-- Short task --
Leaving out every picture, retype the lines below from the top through the one that contains "const ann = annText.map((t, i)".

-- Provided data --
_____

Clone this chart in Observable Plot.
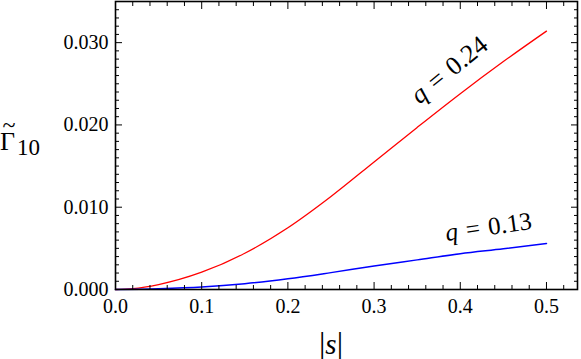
<!DOCTYPE html>
<html><head><meta charset="utf-8">
<script src="https://cdn.jsdelivr.net/npm/d3@7"></script>
<script src="https://cdn.jsdelivr.net/npm/@observablehq/plot@0.6"></script>
<style>body{margin:0;background:#fff;} svg{display:block} svg text, svg tspan{font-family:'Liberation Serif', serif !important;}</style>
</head><body><div id="chart"></div>
<script>
// series q = 0.24 (red)
const sRed = [0.0, 0.02, 0.05, 0.10, 0.15, 0.20, 0.25, 0.30, 0.35, 0.40, 0.45, 0.50];
const gRed = [0.0, 0.0001, 0.0006, 0.0021, 0.0044, 0.0075, 0.0113, 0.0155, 0.0197, 0.0238, 0.0277, 0.0314];
// series q = 0.13 (blue)
const sBlue = [0.0, 0.05, 0.10, 0.15, 0.20, 0.25, 0.30, 0.35, 0.40, 0.45, 0.50];
const gBlue = [0.0, 0.0001, 0.0003, 0.0007, 0.0013, 0.00205, 0.00285, 0.0036, 0.00435, 0.00495, 0.0056];
// ticks
const xTicks = [0, 0.1, 0.2, 0.3, 0.4, 0.5];
const xMinor = [0.02,0.04,0.06,0.08,0.12,0.14,0.16,0.18,0.22,0.24,0.26,0.28,0.32,0.34,0.36,0.38,0.42,0.44,0.46,0.48,0.52];
const yTicks = [0, 0.01, 0.02, 0.03];
const yMinor = [0.001,0.002,0.003,0.004,0.005,0.006,0.007,0.008,0.009,0.011,0.012,0.013,0.014,0.015,0.016,0.017,0.018,0.019,0.021,0.022,0.023,0.024,0.025,0.026,0.027,0.028,0.029,0.031,0.032,0.033,0.034];
// annotations
const annText = ["q = 0.24", "q = 0.13"];
const annS = [0.387, 0.4327];
const annG = [0.0267, 0.00760];

const red = sRed.map((s, i) => ({s, g: gRed[i]}));
const blue = sBlue.map((s, i) => ({s, g: gBlue[i]}));
const ann = annText.map((t, i) => ({t, s: annS[i], g: annG[i]}));

const MAJ = 7, MIN = 4;
const SERIF = "Liberation Serif";
const chart = Plot.plot({
  width: 581, height: 359,
  marginLeft: 115, marginRight: 4, marginTop: 1, marginBottom: 70,
  style: {fontFamily: SERIF, fontSize: "20px", color: "black", background: "white"},
  x: {domain: [0, 0.536]},
  y: {domain: [0, 0.035]},
  marks: [
    Plot.line(red, {x: "s", y: "g", stroke: "#ff0000", strokeWidth: 1.3, curve: "monotone-x"}),
    Plot.line(blue, {x: "s", y: "g", stroke: "#0000ff", strokeWidth: 1.5, curve: "monotone-x"}),
    Plot.text(ann.slice(0,1), {x: "s", y: "g", text: "t", rotate: -39, fontSize: 26, fill: "black"}),
    Plot.text(ann.slice(1,2), {x: "s", y: "g", text: "t", rotate: -8, fontSize: 25, fill: "black"}),
    // bottom
    Plot.axisX(xTicks, {anchor: "bottom", tickSize: MAJ, insetBottom: MAJ, text: null, label: null}),
    Plot.axisX(xMinor, {anchor: "bottom", tickSize: MIN, insetBottom: MIN, text: null, label: null}),
    Plot.axisX(xTicks, {anchor: "bottom", tickSize: 0, tickPadding: 9, tickFormat: d3.format(".1f"), label: null}),
    // top
    Plot.axisX(xTicks, {anchor: "top", tickSize: MAJ, insetTop: MAJ, text: null, label: null}),
    Plot.axisX(xMinor, {anchor: "top", tickSize: MIN, insetTop: MIN, text: null, label: null}),
    // left
    Plot.axisY(yTicks, {anchor: "left", tickSize: MAJ, insetLeft: MAJ, text: null, label: null}),
    Plot.axisY(yMinor, {anchor: "left", tickSize: MIN, insetLeft: MIN, text: null, label: null}),
    Plot.axisY(yTicks, {anchor: "left", tickSize: 0, tickPadding: 7, tickFormat: d3.format(".3f"), label: null}),
    // right
    Plot.axisY(yTicks, {anchor: "right", tickSize: MAJ, insetRight: MAJ, text: null, label: null}),
    Plot.axisY(yMinor, {anchor: "right", tickSize: MIN, insetRight: MIN, text: null, label: null}),
    Plot.frame({stroke: "black", strokeWidth: 1.6})
  ]
});
document.getElementById("chart").appendChild(chart);

const svg = d3.select(chart);
// italic q in annotations
svg.selectAll("text").filter(function() { return /^q = /.test(this.textContent); })
  .each(function() {
    const t = this.textContent.replace(/^q = /, "");
    const el = d3.select(this);
    el.text(null);
    el.append("tspan").attr("font-style", "italic").text("q");
    el.append("tspan").text("\u2004=\u2004" + t);
  });
// y label
const yl = svg.append("g").attr("fill", "black");
yl.append("text").attr("x", 9).attr("y", 133).attr("text-anchor", "middle").attr("font-size", 24).text("~");
const yt = yl.append("text").attr("x", 0).attr("y", 150).attr("text-anchor", "start").attr("font-size", 26);
yt.append("tspan").text("\u0393");
yt.append("tspan").attr("dy", 5).attr("dx", 2).attr("font-size", 23).text("10");
// x label
const xl = svg.append("text").attr("x", 331).attr("y", 354).attr("text-anchor", "middle").attr("fill", "black");
xl.append("tspan").attr("font-size", 32).text("|");
xl.append("tspan").attr("font-size", 29).attr("font-style", "italic").text("s");
xl.append("tspan").attr("font-size", 32).text("|");
// force serif face on every text
svg.selectAll("text, tspan").style("font-family", "'Liberation Serif', serif");
</script>
</body></html>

_____

-- Exercise output --
Clone this chart in Observable Plot.
<!DOCTYPE html>
<html><head><meta charset="utf-8">
<script src="https://cdn.jsdelivr.net/npm/d3@7"></script>
<script src="https://cdn.jsdelivr.net/npm/@observablehq/plot@0.6"></script>
<style>body{margin:0;background:#fff;} svg{display:block} svg text, svg tspan{font-family:'Liberation Serif', serif !important;}</style>
</head><body><div id="chart"></div>
<script>
// series q = 0.24 (red)
const sRed = [0.0, 0.02, 0.05, 0.10, 0.15, 0.20, 0.25, 0.30, 0.35, 0.40, 0.45, 0.50];
const gRed = [0.0, 0.0001, 0.0006, 0.0021, 0.0044, 0.0075, 0.0113, 0.0155, 0.0197, 0.0238, 0.0277, 0.0314];
// series q = 0.13 (blue)
const sBlue = [0.0, 0.05, 0.10, 0.15, 0.20, 0.25, 0.30, 0.35, 0.40, 0.45, 0.50];
const gBlue = [0.0, 0.0001, 0.0003, 0.0007, 0.0013, 0.00205, 0.00285, 0.0036, 0.00435, 0.00495, 0.0056];
// ticks
const xTicks = [0, 0.1, 0.2, 0.3, 0.4, 0.5];
const xMinor = [0.02,0.04,0.06,0.08,0.12,0.14,0.16,0.18,0.22,0.24,0.26,0.28,0.32,0.34,0.36,0.38,0.42,0.44,0.46,0.48,0.52];
const yTicks = [0, 0.01, 0.02, 0.03];
const yMinor = [0.001,0.002,0.003,0.004,0.005,0.006,0.007,0.008,0.009,0.011,0.012,0.013,0.014,0.015,0.016,0.017,0.018,0.019,0.021,0.022,0.023,0.024,0.025,0.026,0.027,0.028,0.029,0.031,0.032,0.033,0.034];
// annotations
const annText = ["q = 0.24", "q = 0.13"];
const annS = [0.387, 0.4327];
const annG = [0.0267, 0.00760];

const red = sRed.map((s, i) => ({s, g: gRed[i]}));
const blue = sBlue.map((s, i) => ({s, g: gBlue[i]}));
const ann = annText.map((t, i) => ({t, s: annS[i], g: annG[i]}));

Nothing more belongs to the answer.